Remembering is not just a brain activity. We have muscle memory – essential for learning tunes and dances. We can remember all kinds of shapes and patterns. If a piece is difficult to learn, looking for other ways to remember it can really help. Using physical gestures, patterns of movement, or just this simple trick of counting on fingers can get other kinds of memory involved to make the process easier.

Learning by heart

I’ll start by saying that I detest rote learning, the kind of learning where you are just forcing facts into your brain, usually with a view to regurgitating them in an exam and then forgetting the lot. That kind of learning does not generate wisdom or feed inspiration very often.

However, dedicating a lot of material to memory was very much the work of the ancient Druids and Bards, as far as we know. They didn’t write anything down, it was all oral transmission and memory. Most of us don’t go in for that kind of learning at all, but it’s very different from being able to recite a multiplication table. Being a bard is about making the carefully learned words come alive, in the moment.

Yesterday I watched a group of children put on a show. There was about an hour and a quarter’s worth of material there – songs and dialogue The oldest children were 11, the youngest, I think 7. That’s a lot of material to have got to grips with, in a matter of a few months. A great deal of work, dedication and repetition went in to getting them there, and the result was stunning. It’s amazing what can be done when there’s a will to make it happen. But if you suggested that kids ought to have an hour’s worth of learned material in their heads, complete with actions, I don’t think many people would see that as a good use of the child’s time.

I recall being at a druid event some years ago, with no formal entertainment, and people, less than perfectly sober people, trying to amuse themselves with songs – frequently half remembered ones at that. I have enough performance level material in my head to run for a good four hours flat out – tunes, songs, poems and stories. In practice, my voice is not up to more than 2 hours of uninterrupted performance. Probably less these days as I haven’t done the epic busking stints in a while. It’s long been natural to me to have a reservoir of learned material I could draw on, and this event made it apparent to me that for many people, that pool of bardic lore isn’t there. Which is a shame.

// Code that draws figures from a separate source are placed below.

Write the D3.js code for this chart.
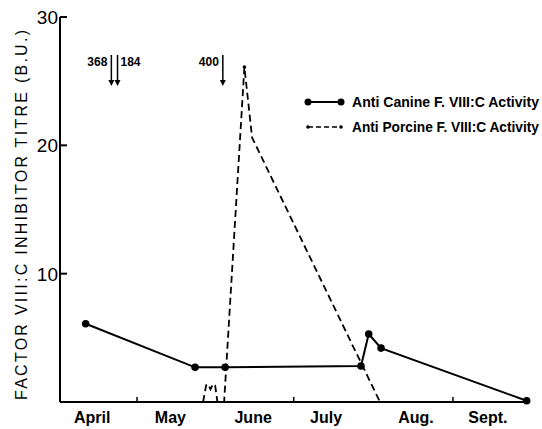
<!DOCTYPE html>
<html>
<head>
<meta charset="utf-8">
<script src="https://cdn.jsdelivr.net/npm/d3@7"></script>
<style>
  body { margin: 0; background: #fff; }
  text { font-family: "Liberation Sans", Arial, sans-serif; fill: #000; }
</style>
</head>
<body>
<div id="chart"></div>
<script>
// days counted from April 1
const canineDays = [10, 52.6, 64.3, 117.2, 120.2, 125, 181.7];
const canineTitre = [6.1, 2.7, 2.7, 2.8, 5.3, 4.2, 0.1];

const porcineDays = [55.7, 56.9, 57.6, 58.6, 59.6, 60.4, 61.3, 63.9, 71.8, 74.8, 124.6];
const porcineTitre = [0, 1.3, 1.4, 1.0, 1.4, 1.3, 0, 0, 26.1, 20.6, 0];

const monthLabels = ["April", "May", "June", "July", "Aug.", "Sept."];
const monthLabelDays = [12.5, 43, 75.2, 103.6, 138.6, 166.6];
const monthTickDays = [30, 91, 153];

const yTicks = [10, 20, 30];

const doseDays = [20, 22.4, 63.4];
const doseLabels = ["368", "184", "400"];

const legendLabels = ["Anti Canine F. VIII:C Activity", "Anti Porcine F. VIII:C Activity"];

const width = 542, height = 429;
const svg = d3.select("#chart").append("svg")
  .attr("width", width).attr("height", height);

const x = d3.scaleLinear().domain([0, 183]).range([60, 530]);
const y = d3.scaleLinear().domain([0, 30]).range([402, 17]);

// axes
svg.append("line")
  .attr("x1", x(0)).attr("x2", x(0))
  .attr("y1", y(30)).attr("y2", y(0))
  .attr("stroke", "#000").attr("stroke-width", 2);
svg.append("line")
  .attr("x1", x(0)).attr("x2", x(182))
  .attr("y1", y(0)).attr("y2", y(0))
  .attr("stroke", "#000").attr("stroke-width", 2);

// y ticks
svg.selectAll(".ytick")
  .data(yTicks)
  .enter()
  .append("line")
  .attr("x1", x(0)).attr("x2", x(0) + 7)
  .attr("y1", (d) => y(d)).attr("y2", (d) => y(d))
  .attr("stroke", "#000").attr("stroke-width", 2);
svg.selectAll(".ylab")
  .data(yTicks)
  .enter()
  .append("text")
  .attr("x", x(0) - 2)
  .attr("y", (d) => y(d) + 7)
  .attr("text-anchor", "end")
  .style("font-size", "19px")
  .text((d) => d);

// x ticks
svg.selectAll(".xtick")
  .data(monthTickDays)
  .enter()
  .append("line")
  .attr("x1", (d) => x(d)).attr("x2", (d) => x(d))
  .attr("y1", y(0)).attr("y2", y(0) - 5)
  .attr("stroke", "#000").attr("stroke-width", 1.5);
svg.selectAll(".xlab")
  .data(monthLabels)
  .enter()
  .append("text")
  .attr("x", (d, i) => x(monthLabelDays[i]))
  .attr("y", 423)
  .attr("text-anchor", "middle")
  .style("font-size", "16px")
  .style("font-weight", "bold")
  .text((d) => d);

// y axis title
svg.append("text")
  .attr("transform", "translate(27,215) rotate(-90)")
  .attr("text-anchor", "middle")
  .attr("textLength", 370)
  .attr("lengthAdjust", "spacing")
  .style("font-size", "16px")
  .text("FACTOR VIII:C INHIBITOR TITRE (B.U.)");

// lines
const canine = canineDays.map((d, i) => [d, canineTitre[i]]);
const porcine = porcineDays.map((d, i) => [d, porcineTitre[i]]);
const line = d3.line().x((d) => x(d[0])).y((d) => y(d[1]));

svg.append("path")
  .datum(porcine)
  .attr("d", line)
  .attr("fill", "none")
  .attr("stroke", "#000")
  .attr("stroke-width", 1.8)
  .attr("stroke-dasharray", "7,4");
svg.append("circle")
  .attr("cx", x(porcineDays[8])).attr("cy", y(porcineTitre[8]))
  .attr("r", 1.8);

svg.append("path")
  .datum(canine)
  .attr("d", line)
  .attr("fill", "none")
  .attr("stroke", "#000")
  .attr("stroke-width", 2);
svg.selectAll(".cdot")
  .data(canine)
  .enter()
  .append("circle")
  .attr("cx", (d) => x(d[0]))
  .attr("cy", (d) => y(d[1]))
  .attr("r", 3.8);

// dose arrows
const arrowTop = 55, arrowBottom = 86;
doseDays.forEach((d, i) => {
  const ax = x(d);
  svg.append("line")
    .attr("x1", ax).attr("x2", ax)
    .attr("y1", arrowTop).attr("y2", arrowBottom - 4)
    .attr("stroke", "#000").attr("stroke-width", 1.5);
  svg.append("path")
    .attr("d", `M${ax - 3},${arrowBottom - 6} L${ax + 3},${arrowBottom - 6} L${ax},${arrowBottom} Z`);
  svg.append("text")
    .attr("x", i === 1 ? ax + 3 : ax - 4)
    .attr("y", 66)
    .attr("text-anchor", i === 1 ? "start" : "end")
    .style("font-size", "12px")
    .style("font-weight", "bold")
    .text(doseLabels[i]);
});

// legend
const legY = [102, 127];
svg.append("line")
  .attr("x1", 308).attr("x2", 341)
  .attr("y1", legY[0]).attr("y2", legY[0])
  .attr("stroke", "#000").attr("stroke-width", 2);
[308, 341].forEach((lx) => {
  svg.append("circle").attr("cx", lx).attr("cy", legY[0]).attr("r", 3.5);
});
svg.append("line")
  .attr("x1", 308).attr("x2", 341)
  .attr("y1", legY[1]).attr("y2", legY[1])
  .attr("stroke", "#000").attr("stroke-width", 1.5)
  .attr("stroke-dasharray", "5,3");
[308, 341].forEach((lx) => {
  svg.append("circle").attr("cx", lx).attr("cy", legY[1]).attr("r", 1.8);
});
svg.selectAll(".leg")
  .data(legendLabels)
  .enter()
  .append("text")
  .attr("x", 352)
  .attr("y", (d, i) => legY[i] + 5)
  .attr("textLength", 187)
  .attr("lengthAdjust", "spacingAndGlyphs")
  .style("font-size", "14px")
  .style("font-weight", "bold")
  .text((d) => d);
</script>
</body>
</html>
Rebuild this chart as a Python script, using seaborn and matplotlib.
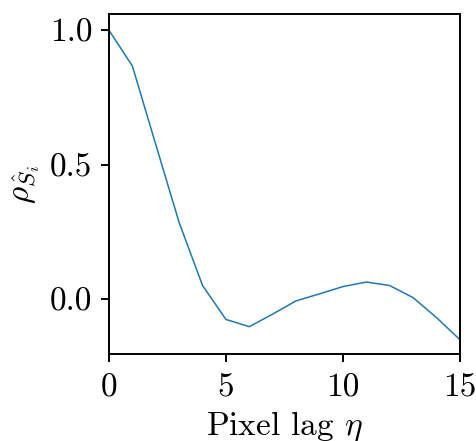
import matplotlib
matplotlib.use("Agg")
import matplotlib.pyplot as plt
import seaborn as sns
import pandas as pd

# Autocorrelation of the estimated signal versus pixel lag
lags = [0, 1, 2, 3, 4, 5, 6, 7, 8, 9, 10, 11, 12, 13, 14, 15]
rho = [1.0, 0.867, 0.575, 0.285, 0.051, -0.075, -0.102, -0.055, -0.006,
       0.020, 0.047, 0.064, 0.051, 0.006, -0.068, -0.150]
x_ticks = [0, 5, 10, 15]
y_ticks = [0.0, 0.5, 1.0]

sns.set_theme(style="ticks")
plt.rcParams.update({
    "font.family": "serif",
    "font.serif": ["cmr10"],
    "mathtext.fontset": "cm",
    "axes.formatter.use_mathtext": True,
    "axes.unicode_minus": False,
    "axes.linewidth": 1.4,
    "xtick.major.width": 1.4,
    "ytick.major.width": 1.4,
    "xtick.major.size": 5.8,
    "ytick.major.size": 5.8,
    "xtick.color": "black",
    "ytick.color": "black",
    "axes.edgecolor": "black",
    "text.color": "black",
    "axes.labelcolor": "black",
})

df = pd.DataFrame({"lag": lags, "rho": rho})

fig = plt.figure(figsize=(4.77, 4.41), dpi=100)
ax = fig.add_axes([0.2285, 0.197, 0.7355, 0.771])
sns.lineplot(data=df, x="lag", y="rho", ax=ax, color="#1f77b4", linewidth=1.1)

for s in ax.spines.values():
    s.set_visible(True)
    s.set_color("black")
    s.set_linewidth(1.4)

ax.set_xlim(0, 15)
ax.set_ylim(-0.204, 1.06)
ax.set_xticks(x_ticks)
ax.set_xticklabels([str(t) for t in x_ticks])
ax.set_yticks(y_ticks)
ax.set_yticklabels([f"{t:.1f}" for t in y_ticks])
ax.tick_params(axis="both", labelsize=24, colors="black")
ax.tick_params(axis="x", pad=8)
ax.tick_params(axis="y", pad=6)
ax.set_xlabel(r"Pixel lag $\eta$", fontsize=24, labelpad=5)
ax.set_ylabel(r"$\rho_{\hat{S}_i}$", fontsize=24, labelpad=6)

fig.savefig("out.png", dpi=100)
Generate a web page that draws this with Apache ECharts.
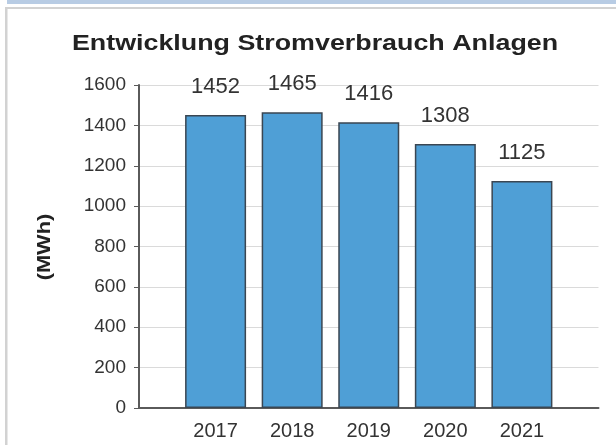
<!DOCTYPE html>
<html>
<head>
<meta charset="utf-8">
<style>
  html, body { margin: 0; padding: 0; background: #ffffff; }
  #chart { width: 616px; height: 445px; }
</style>
<script src="https://cdn.jsdelivr.net/npm/echarts@6/dist/echarts.min.js"></script>
</head>
<body>
<div id="chart"></div>
<script>
// Jahre und Stromverbrauch (MWh)
const years = ['2017', '2018', '2019', '2020', '2021'];
const consumption = [1452, 1465, 1416, 1308, 1125];
const yTicks = [0, 200, 400, 600, 800, 1000, 1200, 1400, 1600];

const titleText = 'Entwicklung Stromverbrauch Anlagen';
const unitText = '(MWh)';

// Leere Randkategorien links und rechts, damit die Achse über die Balken hinausreicht
const axisCats = ['2016'].concat(years, ['2022']);
const seriesData = [null].concat(consumption, [null]);

const chart = echarts.init(document.getElementById('chart'), null, { renderer: 'canvas' });

chart.setOption({
  animation: false,
  backgroundColor: '#ffffff',
  grid: { left: 139, right: 17.5, top: 85, bottom: 37, containLabel: false },
  xAxis: {
    type: 'category',
    data: axisCats,
    boundaryGap: false,
    axisLine: { lineStyle: { color: '#5a5a5a', width: 2 } },
    axisTick: { show: false },
    splitLine: { show: false },
    axisLabel: {
      margin: 13,
      fontFamily: 'Liberation Sans',
      fontSize: 20,
      color: '#333333',
      formatter: function (v) { return years.indexOf(v) >= 0 ? v : ''; }
    }
  },
  yAxis: {
    type: 'value',
    min: yTicks[0],
    max: yTicks[yTicks.length - 1],
    interval: 200,
    axisLine: { show: true, lineStyle: { color: '#5a5a5a', width: 2 } },
    axisTick: { show: true, length: 5, lineStyle: { color: '#5a5a5a', width: 1 } },
    splitLine: { show: true, lineStyle: { color: '#dadada', width: 1 } },
    axisLabel: {
      margin: 13,
      fontFamily: 'Liberation Sans',
      fontSize: 19,
      color: '#333333',
      formatter: function (v) { return String(v); }
    }
  },
  series: [{
    type: 'bar',
    data: seriesData,
    barWidth: 61,
    itemStyle: { color: '#4f9fd6', borderColor: '#3a4652', borderWidth: 1.5 },
    label: {
      show: true,
      position: 'top',
      distance: 17,
      fontFamily: 'Liberation Sans',
      fontSize: 22,
      color: '#333333'
    }
  }],
  graphic: [
    // Rahmen oben und links
    { type: 'rect', shape: { x: 7, y: 0, width: 609, height: 4 }, style: { fill: '#b8cce4' }, silent: true },
    { type: 'rect', shape: { x: 5, y: 7, width: 611, height: 2 }, style: { fill: '#d2d2d2' }, silent: true },
    { type: 'rect', shape: { x: 5, y: 7, width: 2.5, height: 438 }, style: { fill: '#d2d2d2' }, silent: true },
    // Titel
    {
      type: 'text',
      x: 315, y: 44,
      scaleX: 1.22,
      style: {
        text: titleText,
        fontFamily: 'Liberation Sans',
        fontWeight: 'bold',
        fontSize: 22,
        fill: '#222222',
        align: 'center',
        verticalAlign: 'middle'
      },
      silent: true
    },
    // Einheit der y-Achse
    {
      type: 'text',
      x: 45, y: 247,
      rotation: Math.PI / 2,
      scaleX: 1.15,
      style: {
        text: unitText,
        fontFamily: 'Liberation Sans',
        fontWeight: 'bold',
        fontSize: 19,
        fill: '#222222',
        align: 'center',
        verticalAlign: 'middle'
      },
      silent: true
    }
  ]
});
</script>
</body>
</html>
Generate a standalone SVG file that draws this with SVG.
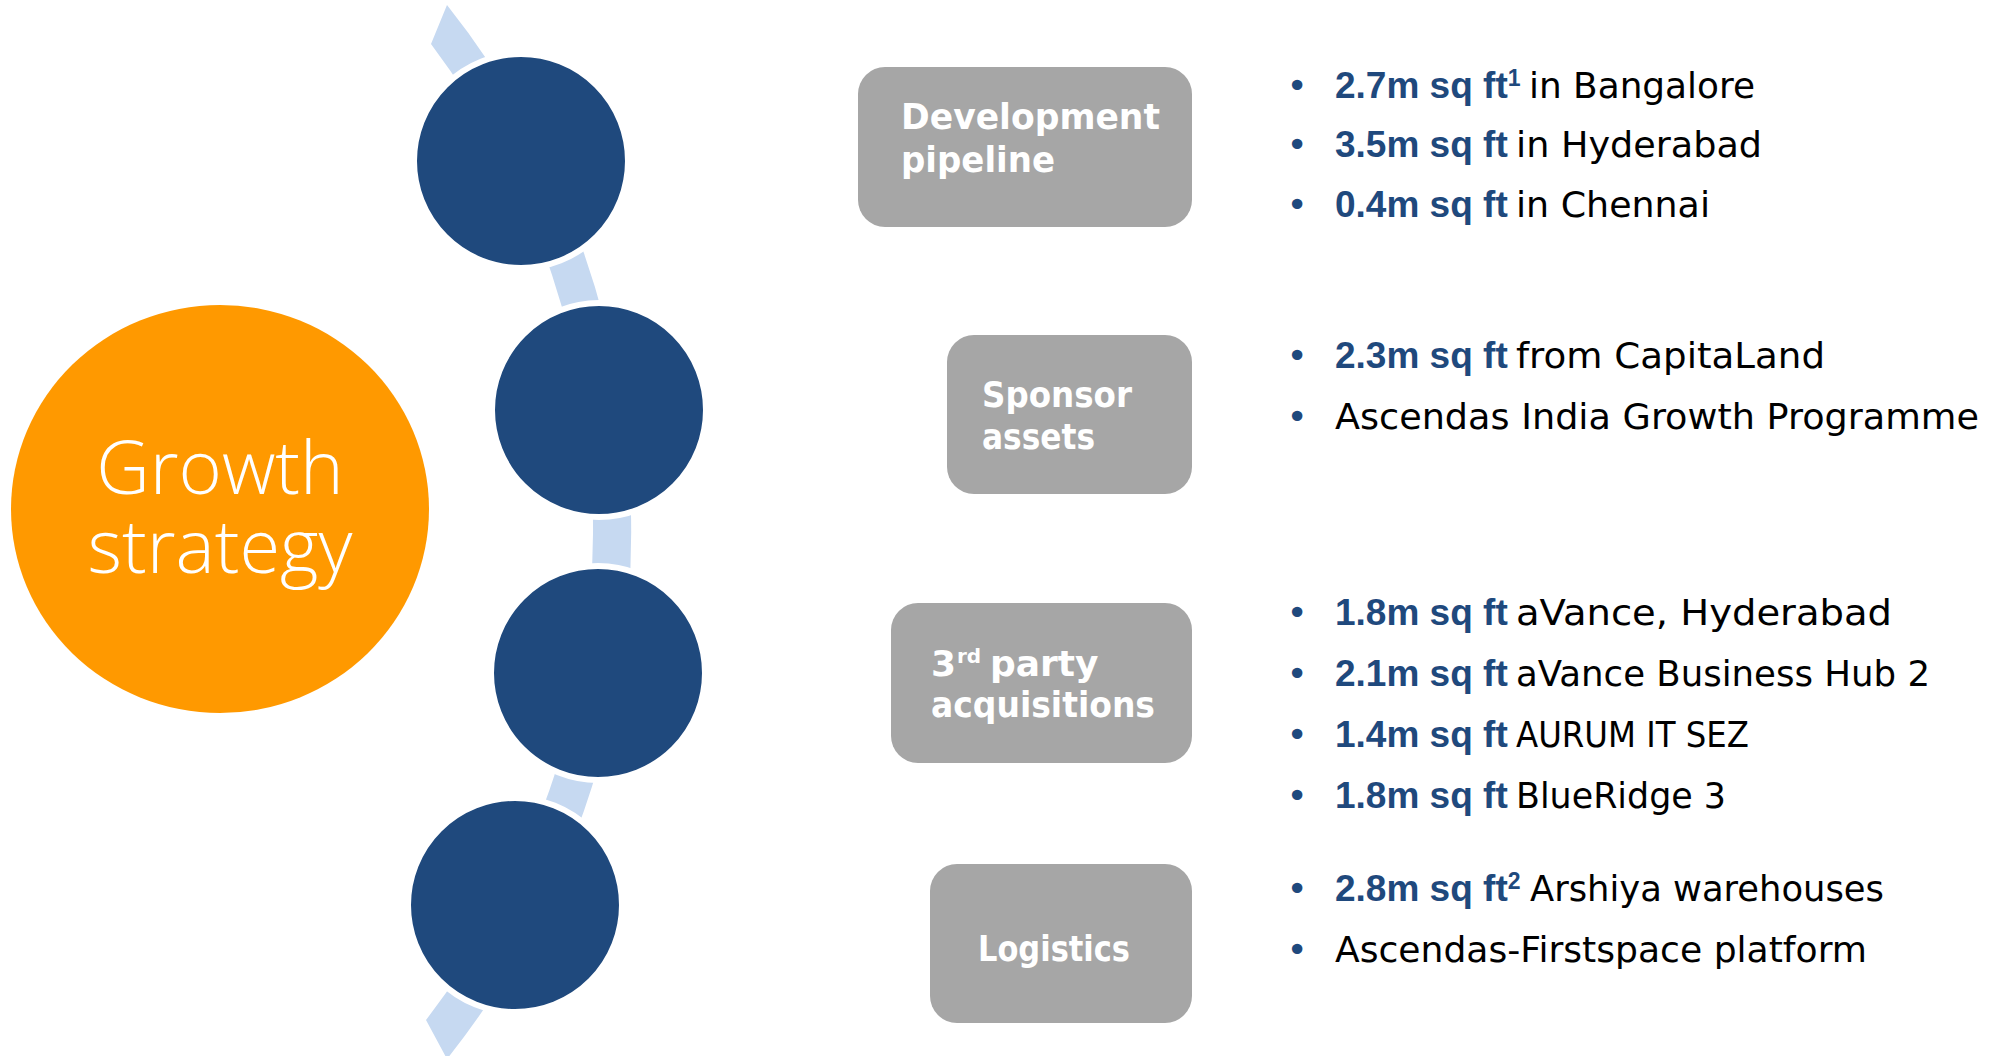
<svg xmlns="http://www.w3.org/2000/svg" width="1993" height="1056" viewBox="0 0 1993 1056">
<style>
.circ{fill:#1F497D;stroke:#FFFFFF;stroke-width:6}
.box{fill:#A6A6A6}
.lbl{font-family:"DejaVu Sans","Liberation Sans",sans-serif;font-weight:bold;font-size:36px;fill:#FFFFFF}
.txt{font-family:"DejaVu Sans","Liberation Sans",sans-serif;font-size:36px;fill:#000000}
.b{font-family:"Liberation Sans",Arial,sans-serif;font-weight:bold;font-size:37px;fill:#1F497D}
.dot{font-family:"DejaVu Sans",sans-serif;font-size:36px;fill:#1F497D}
.big{font-family:"Open Sans","DejaVu Sans",sans-serif;font-weight:300;font-size:74px;fill:#FFFFFF}
</style>
<rect width="1993" height="1056" fill="#FFFFFF"/>
<g id="connectors">
<path d="M447,5 A846,846 0 0 1 447,1059 L426,1020 A806,806 0 0 0 431,44 Z" fill="#C6D9F1"/>
</g>
<g id="growth">
<ellipse cx="220" cy="509" rx="209" ry="204" fill="#FF9900"/>
<text class="big" text-anchor="middle" x="220" y="494">Growth<tspan x="220" dy="79">strategy</tspan></text>
</g>
<g id="circle1"><circle class="circ" cx="521" cy="161" r="107"/></g>
<g id="circle2"><circle class="circ" cx="599" cy="410" r="107"/></g>
<g id="circle3"><circle class="circ" cx="598" cy="673" r="107"/></g>
<g id="circle4"><circle class="circ" cx="515" cy="905" r="107"/></g>

<g id="box1">
<rect class="box" x="858" y="67" width="334" height="160" rx="27"/>
<text class="lbl" x="901" y="129" textLength="259" lengthAdjust="spacingAndGlyphs">Development</text>
<text class="lbl" x="901" y="172" textLength="154" lengthAdjust="spacingAndGlyphs">pipeline</text>
</g>
<g id="box2">
<rect class="box" x="947" y="335" width="245" height="159" rx="27"/>
<text class="lbl" x="982" y="407" textLength="150" lengthAdjust="spacingAndGlyphs">Sponsor</text>
<text class="lbl" x="982" y="449" textLength="113" lengthAdjust="spacingAndGlyphs">assets</text>
</g>
<g id="box3">
<rect class="box" x="891" y="603" width="301" height="160" rx="27"/>
<text class="lbl" x="931" y="676">3<tspan x="957" dy="-13" font-size="20">rd</tspan><tspan x="990" dy="13">party</tspan></text>
<text class="lbl" x="931" y="717" textLength="224" lengthAdjust="spacingAndGlyphs">acquisitions</text>
</g>
<g id="box4">
<rect class="box" x="930" y="864" width="262" height="159" rx="27"/>
<text class="lbl" x="978" y="961" textLength="152" lengthAdjust="spacingAndGlyphs">Logistics</text>
</g>

<g id="list1">
<text class="dot" x="1297" y="98" text-anchor="middle">•</text>
<text class="b" x="1335" y="98">2.7m sq ft<tspan font-size="23" dy="-12">1</tspan></text>
<text class="txt" x="1529" y="98" textLength="226" lengthAdjust="spacingAndGlyphs">in Bangalore</text>
<text class="dot" x="1297" y="157" text-anchor="middle">•</text>
<text class="b" x="1335" y="157">3.5m sq ft</text>
<text class="txt" x="1516" y="157" textLength="246" lengthAdjust="spacingAndGlyphs">in Hyderabad</text>
<text class="dot" x="1297" y="217" text-anchor="middle">•</text>
<text class="b" x="1335" y="217">0.4m sq ft</text>
<text class="txt" x="1516" y="217" textLength="194" lengthAdjust="spacingAndGlyphs">in Chennai</text>
</g>
<g id="list2">
<text class="dot" x="1297" y="368" text-anchor="middle">•</text>
<text class="b" x="1335" y="368">2.3m sq ft</text>
<text class="txt" x="1516" y="368" textLength="309" lengthAdjust="spacingAndGlyphs">from CapitaLand</text>
<text class="dot" x="1297" y="429" text-anchor="middle">•</text>
<text class="txt" x="1335" y="429" textLength="644" lengthAdjust="spacingAndGlyphs">Ascendas India Growth Programme</text>
</g>
<g id="list3">
<text class="dot" x="1297" y="625" text-anchor="middle">•</text>
<text class="b" x="1335" y="625">1.8m sq ft</text>
<text class="txt" x="1516" y="625" textLength="376" lengthAdjust="spacingAndGlyphs">aVance, Hyderabad</text>
<text class="dot" x="1297" y="686" text-anchor="middle">•</text>
<text class="b" x="1335" y="686">2.1m sq ft</text>
<text class="txt" x="1516" y="686" textLength="414" lengthAdjust="spacingAndGlyphs">aVance Business Hub 2</text>
<text class="dot" x="1297" y="747" text-anchor="middle">•</text>
<text class="b" x="1335" y="747">1.4m sq ft</text>
<text class="txt" x="1516" y="747" textLength="233" lengthAdjust="spacingAndGlyphs">AURUM IT SEZ</text>
<text class="dot" x="1297" y="808" text-anchor="middle">•</text>
<text class="b" x="1335" y="808">1.8m sq ft</text>
<text class="txt" x="1516" y="808" textLength="210" lengthAdjust="spacingAndGlyphs">BlueRidge 3</text>
</g>
<g id="list4">
<text class="dot" x="1297" y="901" text-anchor="middle">•</text>
<text class="b" x="1335" y="901">2.8m sq ft<tspan font-size="23" dy="-12">2</tspan></text>
<text class="txt" x="1530" y="901" textLength="354" lengthAdjust="spacingAndGlyphs">Arshiya warehouses</text>
<text class="dot" x="1297" y="962" text-anchor="middle">•</text>
<text class="txt" x="1335" y="962" textLength="532" lengthAdjust="spacingAndGlyphs">Ascendas-Firstspace platform</text>
</g>
</svg>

There’s something magical about dedicating yourself to a piece of art – be that a dance, a tune, a song, poem or story. Giving yourself to it so that you can learn it, means that it in turn becomes a part of you. There’s time taken to understand the relationships between each note, each nuance of the words, how an arrangement might shift it and make something new of it. Learning the song, or the story is all about understanding it and having a real relationship with it. It tangles into your soul. The stories we tell, the songs we sing become a part of who we are. They enrich. And when the power goes off, we have some way of passing the time.

Community music, dancing with people, and all these kinds of sharing are really bonding activities. You can’t forge those kinds of bonds by sitting around and watching a television program together. You can’t do it on facebook, either. The immediacy of something shared is powerful. The offering of song or words is one of the best things I think anyone can bring to a ritual.

It does take discipline and effort, but that’s no bad thing. What it gives us in return, is far more than the cost. A gem inside your head is with you for life. Sharing it enables you to give something beautiful to others over and over again.

And the more you learn, the easier it gets to learn.